To use the router, you only need to change the provier name to one of the supported configurations, including lowest-input-cost, highest-tks-per-sec or lowest-ttft. You can check out the full list here.

If you are using the chat/completions endpoint, this will look like:

import requests

url = "https://api.unify.ai/v0/chat/completions"
headers = {
    "Authorization": "Bearer YOUR_UNIFY_KEY",
}

payload = {
    "model": "llama-2-70b-chat@lowest-input-cost",
    "messages": [
        {
            "role": "user",
            "content": "Explain who Newton was and his entire theory of gravitation. Give a long detailed response please and explain all of his achievements"
        }],
    "stream": True
}

response = requests.post(url, json=payload, headers=headers, stream=True)
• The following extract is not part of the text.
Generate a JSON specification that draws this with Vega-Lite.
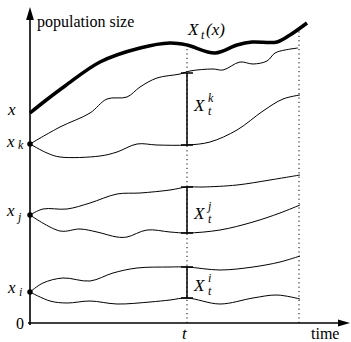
{
  "$schema": "https://vega.github.io/schema/vega-lite/v6.json",
  "width": 351,
  "height": 342,
  "autosize": {"type": "none"},
  "padding": 0,
  "config": {"view": {"stroke": null}, "text": {"font": "'Liberation Serif', 'DejaVu Serif', serif"}},
  "datasets": {
    "paths": [
      {"series": "k_up", "time": 0, "pop": 179}, {"series": "k_up", "time": 30, "pop": 196}, {"series": "k_up", "time": 60, "pop": 210}, {"series": "k_up", "time": 77, "pop": 224}, {"series": "k_up", "time": 97, "pop": 226}, {"series": "k_up", "time": 110, "pop": 236}, {"series": "k_up", "time": 127, "pop": 245}, {"series": "k_up", "time": 150, "pop": 249}, {"series": "k_up", "time": 160, "pop": 252}, {"series": "k_up", "time": 183, "pop": 254}, {"series": "k_up", "time": 193, "pop": 253}, {"series": "k_up", "time": 210, "pop": 261}, {"series": "k_up", "time": 223, "pop": 259}, {"series": "k_up", "time": 237, "pop": 262}, {"series": "k_up", "time": 245, "pop": 270}, {"series": "k_up", "time": 255, "pop": 273}, {"series": "k_up", "time": 268, "pop": 275},
      {"series": "k_lo", "time": 0, "pop": 179}, {"series": "k_lo", "time": 17, "pop": 170}, {"series": "k_lo", "time": 30, "pop": 166}, {"series": "k_lo", "time": 70, "pop": 167}, {"series": "k_lo", "time": 87, "pop": 171}, {"series": "k_lo", "time": 107, "pop": 179}, {"series": "k_lo", "time": 127, "pop": 178}, {"series": "k_lo", "time": 157, "pop": 178}, {"series": "k_lo", "time": 180, "pop": 181}, {"series": "k_lo", "time": 207, "pop": 193}, {"series": "k_lo", "time": 233, "pop": 212}, {"series": "k_lo", "time": 253, "pop": 224}, {"series": "k_lo", "time": 270, "pop": 228},
      {"series": "j_up", "time": 0, "pop": 108}, {"series": "j_up", "time": 13, "pop": 114}, {"series": "j_up", "time": 37, "pop": 114}, {"series": "j_up", "time": 60, "pop": 120}, {"series": "j_up", "time": 87, "pop": 129}, {"series": "j_up", "time": 110, "pop": 130}, {"series": "j_up", "time": 140, "pop": 133}, {"series": "j_up", "time": 157, "pop": 136}, {"series": "j_up", "time": 173, "pop": 136}, {"series": "j_up", "time": 207, "pop": 138}, {"series": "j_up", "time": 240, "pop": 143}, {"series": "j_up", "time": 270, "pop": 148},
      {"series": "j_lo", "time": 0, "pop": 108}, {"series": "j_lo", "time": 30, "pop": 92}, {"series": "j_lo", "time": 50, "pop": 94}, {"series": "j_lo", "time": 67, "pop": 91}, {"series": "j_lo", "time": 87, "pop": 86}, {"series": "j_lo", "time": 97, "pop": 86}, {"series": "j_lo", "time": 117, "pop": 93}, {"series": "j_lo", "time": 140, "pop": 91}, {"series": "j_lo", "time": 157, "pop": 90}, {"series": "j_lo", "time": 190, "pop": 93}, {"series": "j_lo", "time": 223, "pop": 101}, {"series": "j_lo", "time": 250, "pop": 110}, {"series": "j_lo", "time": 270, "pop": 118},
      {"series": "i_up", "time": 0, "pop": 31}, {"series": "i_up", "time": 13, "pop": 40}, {"series": "i_up", "time": 33, "pop": 45}, {"series": "i_up", "time": 60, "pop": 42}, {"series": "i_up", "time": 83, "pop": 50}, {"series": "i_up", "time": 107, "pop": 55}, {"series": "i_up", "time": 140, "pop": 56}, {"series": "i_up", "time": 157, "pop": 56}, {"series": "i_up", "time": 190, "pop": 53}, {"series": "i_up", "time": 223, "pop": 56}, {"series": "i_up", "time": 250, "pop": 61}, {"series": "i_up", "time": 270, "pop": 67},
      {"series": "i_lo", "time": 0, "pop": 31}, {"series": "i_lo", "time": 20, "pop": 22}, {"series": "i_lo", "time": 37, "pop": 20}, {"series": "i_lo", "time": 60, "pop": 22}, {"series": "i_lo", "time": 87, "pop": 19}, {"series": "i_lo", "time": 120, "pop": 21}, {"series": "i_lo", "time": 140, "pop": 23}, {"series": "i_lo", "time": 157, "pop": 25}, {"series": "i_lo", "time": 190, "pop": 19}, {"series": "i_lo", "time": 223, "pop": 25}, {"series": "i_lo", "time": 247, "pop": 28}, {"series": "i_lo", "time": 270, "pop": 24}
    ],
    "thick": [
      {"time": 0, "pop": 210}, {"time": 15, "pop": 222}, {"time": 35, "pop": 237}, {"time": 70, "pop": 261}, {"time": 110, "pop": 275}, {"time": 140, "pop": 280}, {"time": 157, "pop": 278}, {"time": 185, "pop": 270}, {"time": 207, "pop": 278}, {"time": 222, "pop": 281}, {"time": 247, "pop": 281}, {"time": 260, "pop": 288}, {"time": 277, "pop": 300}
    ],
    "bars": [
      {"name": "k", "time": 157, "lo": 178, "hi": 250},
      {"name": "j", "time": 157, "lo": 90, "hi": 136},
      {"name": "i", "time": 157, "lo": 25, "hi": 56}
    ],
    "starts": [
      {"name": "k", "time": 0, "pop": 179},
      {"name": "j", "time": 0, "pop": 108},
      {"name": "i", "time": 0, "pop": 31}
    ],
    "guides": [
      {"time": 157, "bottom": 0, "top": 276},
      {"time": 269, "bottom": 0, "top": 293}
    ],
    "axes": [
      {"axis": "population", "x1": 0, "x2": 0, "y1": -2, "y2": 305},
      {"axis": "time", "x1": -2, "x2": 309, "y1": 0, "y2": 0}
    ],
    "labels": [
      {"text": "population size", "time": 7, "pop": 296, "role": "roman"},
      {"text": "0", "time": -14, "pop": -6, "role": "roman"},
      {"text": "time", "time": 281, "pop": -16, "role": "roman"},
      {"text": "t", "time": 152, "pop": -16, "role": "math"},
      {"text": "x", "time": -22, "pop": 208, "role": "math"},
      {"text": "x", "time": -23, "pop": 176, "role": "math"},
      {"text": "k", "time": -12, "pop": 174, "role": "script"},
      {"text": "x", "time": -23, "pop": 107, "role": "math"},
      {"text": "j", "time": -12, "pop": 102, "role": "script"},
      {"text": "x", "time": -22, "pop": 30, "role": "math"},
      {"text": "i", "time": -11, "pop": 27, "role": "script"},
      {"text": "X", "time": 158, "pop": 288, "role": "math"},
      {"text": "t", "time": 171, "pop": 284, "role": "script"},
      {"text": "(x)", "time": 176, "pop": 288, "role": "math"},
      {"text": "X", "time": 164, "pop": 212, "role": "math"},
      {"text": "k", "time": 178, "pop": 221, "role": "script"},
      {"text": "t", "time": 178, "pop": 208, "role": "script"},
      {"text": "X", "time": 164, "pop": 104, "role": "math"},
      {"text": "j", "time": 178, "pop": 113, "role": "script"},
      {"text": "t", "time": 178, "pop": 100, "role": "script"},
      {"text": "X", "time": 164, "pop": 32, "role": "math"},
      {"text": "i", "time": 178, "pop": 41, "role": "script"},
      {"text": "t", "time": 178, "pop": 28, "role": "script"}
    ],
    "arrows": [
      {"dir": "up", "time": 0, "pop": 309.5},
      {"dir": "right", "time": 314, "pop": 0}
    ]
  },
  "layer": [
    {
      "data": {"name": "guides"},
      "mark": {"type": "rule", "color": "black", "strokeWidth": 1, "strokeDash": [1.2, 3.2]},
      "encoding": {
        "x": {"field": "time", "type": "quantitative", "scale": {"domain": [-30, 321], "nice": false, "zero": false}, "axis": null},
        "y": {"field": "bottom", "type": "quantitative", "scale": {"domain": [-19, 323], "nice": false, "zero": false}, "axis": null},
        "y2": {"field": "top"}
      }
    },
    {
      "data": {"name": "axes"},
      "mark": {"type": "rule", "color": "black", "strokeWidth": 1.6},
      "encoding": {
        "x": {"field": "x1", "type": "quantitative"},
        "x2": {"field": "x2"},
        "y": {"field": "y1", "type": "quantitative"},
        "y2": {"field": "y2"}
      }
    },
    {
      "data": {"name": "arrows"},
      "transform": [{"filter": "datum.dir === 'up'"}],
      "mark": {"type": "point", "shape": "M-0.6,1L0,-1L0.6,1Z", "filled": true, "color": "black", "opacity": 1, "size": 169},
      "encoding": {
        "x": {"field": "time", "type": "quantitative"},
        "y": {"field": "pop", "type": "quantitative"}
      }
    },
    {
      "data": {"name": "arrows"},
      "transform": [{"filter": "datum.dir === 'right'"}],
      "mark": {"type": "point", "shape": "M-1,-0.6L1,0L-1,0.6Z", "filled": true, "color": "black", "opacity": 1, "size": 144},
      "encoding": {
        "x": {"field": "time", "type": "quantitative"},
        "y": {"field": "pop", "type": "quantitative"}
      }
    },
    {
      "data": {"name": "paths"},
      "mark": {"type": "line", "color": "black", "strokeWidth": 1, "interpolate": "catmull-rom"},
      "encoding": {
        "x": {"field": "time", "type": "quantitative"},
        "y": {"field": "pop", "type": "quantitative"},
        "detail": {"field": "series"}
      }
    },
    {
      "data": {"name": "thick"},
      "mark": {"type": "line", "color": "black", "strokeWidth": 3.5, "interpolate": "catmull-rom"},
      "encoding": {
        "x": {"field": "time", "type": "quantitative"},
        "y": {"field": "pop", "type": "quantitative"}
      }
    },
    {
      "data": {"name": "bars"},
      "mark": {"type": "rule", "color": "black", "strokeWidth": 1.5},
      "encoding": {
        "x": {"field": "time", "type": "quantitative"},
        "y": {"field": "lo", "type": "quantitative"},
        "y2": {"field": "hi"}
      }
    },
    {
      "data": {"name": "bars"},
      "transform": [{"fold": ["lo", "hi"], "as": ["end", "value"]}],
      "mark": {"type": "point", "shape": "M-1,0L1,0", "filled": false, "color": "black", "opacity": 1, "strokeWidth": 1.5, "size": 144},
      "encoding": {
        "x": {"field": "time", "type": "quantitative"},
        "y": {"field": "value", "type": "quantitative"}
      }
    },
    {
      "data": {"name": "starts"},
      "mark": {"type": "point", "shape": "circle", "filled": true, "color": "black", "opacity": 1, "size": 30},
      "encoding": {
        "x": {"field": "time", "type": "quantitative"},
        "y": {"field": "pop", "type": "quantitative"}
      }
    },
    {
      "data": {"name": "labels"},
      "transform": [{"filter": "datum.role === 'roman'"}],
      "mark": {"type": "text", "align": "left", "baseline": "alphabetic", "font": "'Liberation Serif', 'DejaVu Serif', serif", "fontSize": 16, "color": "black"},
      "encoding": {
        "x": {"field": "time", "type": "quantitative"},
        "y": {"field": "pop", "type": "quantitative"},
        "text": {"field": "text"}
      }
    },
    {
      "data": {"name": "labels"},
      "transform": [{"filter": "datum.role === 'math'"}],
      "mark": {"type": "text", "align": "left", "baseline": "alphabetic", "font": "'Liberation Serif', 'DejaVu Serif', serif", "fontStyle": "italic", "fontSize": 17, "color": "black"},
      "encoding": {
        "x": {"field": "time", "type": "quantitative"},
        "y": {"field": "pop", "type": "quantitative"},
        "text": {"field": "text"}
      }
    },
    {
      "data": {"name": "labels"},
      "transform": [{"filter": "datum.role === 'script'"}],
      "mark": {"type": "text", "align": "left", "baseline": "alphabetic", "font": "'Liberation Serif', 'DejaVu Serif', serif", "fontStyle": "italic", "fontSize": 12, "color": "black"},
      "encoding": {
        "x": {"field": "time", "type": "quantitative"},
        "y": {"field": "pop", "type": "quantitative"},
        "text": {"field": "text"}
      }
    }
  ]
}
print(response.status_code)

if response.status_code == 200:
    for chunk in response.iter_content(chunk_size=1024):
        if chunk:
            print(chunk.decode("utf-8"))
else:
    print(response.text)

You can learn more about about dynamic routing in the corresponding page of the docs.

Compatible Tools#

Thanks to the OpenAI-compatible endpoint, you can easily integrate with lots of LLM tools. For example:

OpenAI SDK#

If your code is using the OpenAI SDK, you can switch to the Unify endpoints by simply configuring the OpenAI Client like this:

# pip install openai
from openai import OpenAI

client = OpenAI(
    base_url="https://api.unify.ai/v0/",
    api_key="YOUR_UNIFY_KEY"
)

stream = client.chat.completions.create(
    model="llama-2-70b-chat@anyscale",
    messages=[{"role": "user", "content": "Can you say that this is a test? Use some words to showcase the streaming function"}],
    stream=True,
)
for chunk in stream:
    print(chunk.choices[0].delta.content or "", end="")

Open Interpreter#

Likewise, you can easily use other tools such as Open Interpreter.
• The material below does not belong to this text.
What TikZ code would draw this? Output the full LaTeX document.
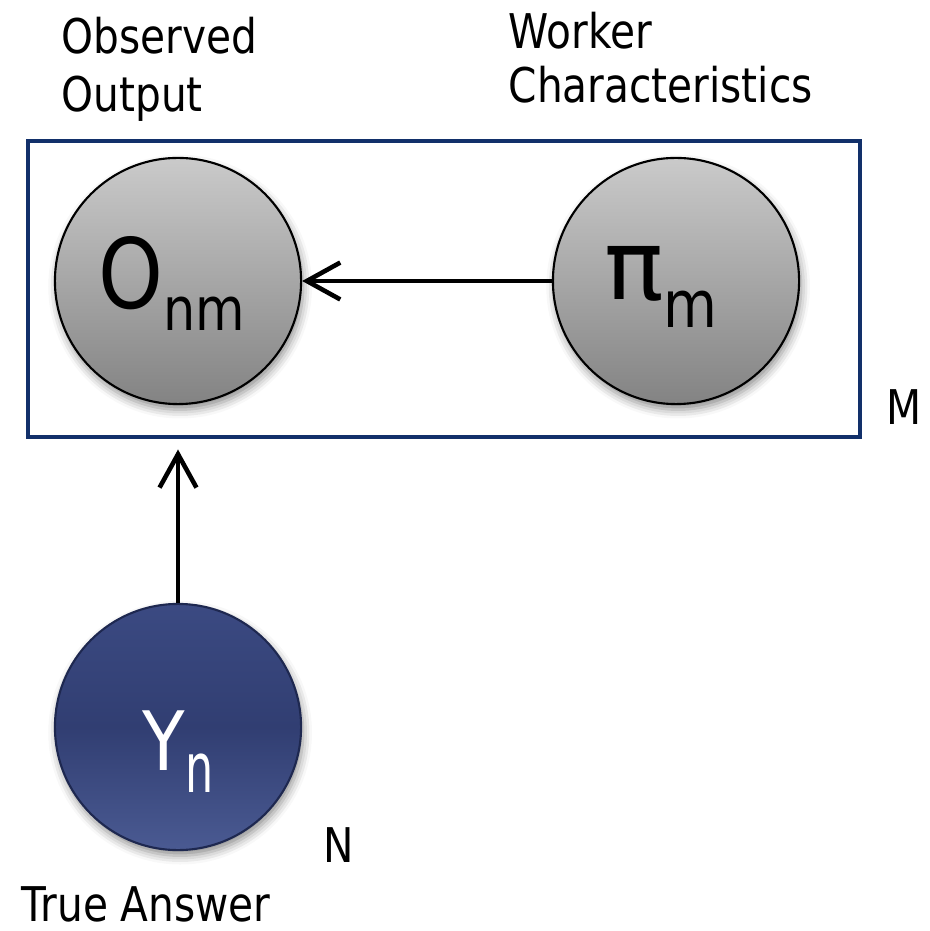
\documentclass[tikz,border=0pt]{standalone}
\usepackage{fontspec}
\setmainfont[FakeStretch=0.85]{DejaVu Sans}
\usetikzlibrary{arrows.meta,shadows.blur}
\definecolor{plateblue}{HTML}{12306A}
\definecolor{graytop}{HTML}{CACACA}
\definecolor{graybot}{HTML}{838383}
\definecolor{navytop}{HTML}{3B4A82}
\definecolor{navymid}{HTML}{313E72}
\definecolor{navybot}{HTML}{4A5A92}
\definecolor{navyedge}{HTML}{1E2850}
\begin{document}
\begin{tikzpicture}[x=0.01cm,y=-0.01cm,
  lab/.style={inner sep=0pt, font=\fontsize{13.6pt}{16.5pt}\selectfont, align=left},
  plate/.style={draw=plateblue, line width=1.05pt, minimum width=8.32cm, minimum height=2.96cm, inner sep=0pt},
  varnode/.style={circle, minimum size=2.46cm, inner sep=0pt, line width=0.6pt, text depth=0pt,
    blur shadow={shadow xshift=0.6pt, shadow yshift=-1.6pt, shadow blur radius=2.5pt, shadow opacity=45}},
  obs/.style={varnode, draw=black, top color=graytop, bottom color=graybot},
  lat/.style={varnode, draw=navyedge, top color=navytop, bottom color=navybot, middle color=navymid, text=white},
  edge/.style={line width=1.3pt, -{Straight Barb[length=9.5pt,width=10.5pt]}}
]
\path[use as bounding box] (0,0) rectangle (929,931);

\node[plate] (plate) at (444,289) {};

\node[obs, text height=15.4pt] (O) at (178,281) {\hspace{-3.4pt}\fontsize{27.6pt}{28pt}\selectfont O\raisebox{-6.3pt}{\fontsize{17pt}{18pt}\selectfont nm}};
\node[obs, text height=10.8pt] (pi) at (676,281) {\hspace{-8.5pt}\fontsize{27.6pt}{28pt}\selectfont \scalebox{1.2}[1]{π}\raisebox{-7.7pt}{\fontsize{18.5pt}{18pt}\selectfont m}};
\node[lat, text height=24.5pt] (Y) at (178,727) {\fontsize{23.3pt}{24pt}\selectfont Y\raisebox{-6.3pt}{\fontsize{17.5pt}{18pt}\selectfont \scalebox{0.85}[1.12]{n}}};

\draw[edge] (pi.west) -- (O.east);
\draw[edge, shorten >=3pt] (Y.north) -- (Y.north |- plate.south);

\node[lab, anchor=north west] (obslab) at (61,16) {Observed\\Output};
\node[lab, anchor=north west, font=\fontsize{13.6pt}{15.6pt}\selectfont] (worklab) at (508,11) {Worker\\Characteristics};
\node[lab, anchor=base west] (mlab) at (886,425) {M};
\node[lab, anchor=base west] (nlab) at (323,862) {N};
\node[lab, anchor=base west] (truelab) at (21,921) {True Answer};
\end{tikzpicture}
\end{document}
Let’s take a look at this code snippet:

# pip install open-interpreter
from interpreter import interpreter

interpreter.offline = True
interpreter.llm.api_key = "YOUR_UNIFY_KEY"
interpreter.llm.api_base = "https://api.unify.ai/v0/"
interpreter.llm.model = "openai/llama-2-70b-chat@anyscale"

interpreter.chat()

In this case, in order to use the /chat/completions format, we simply need to set the model as openai/<insert_model>!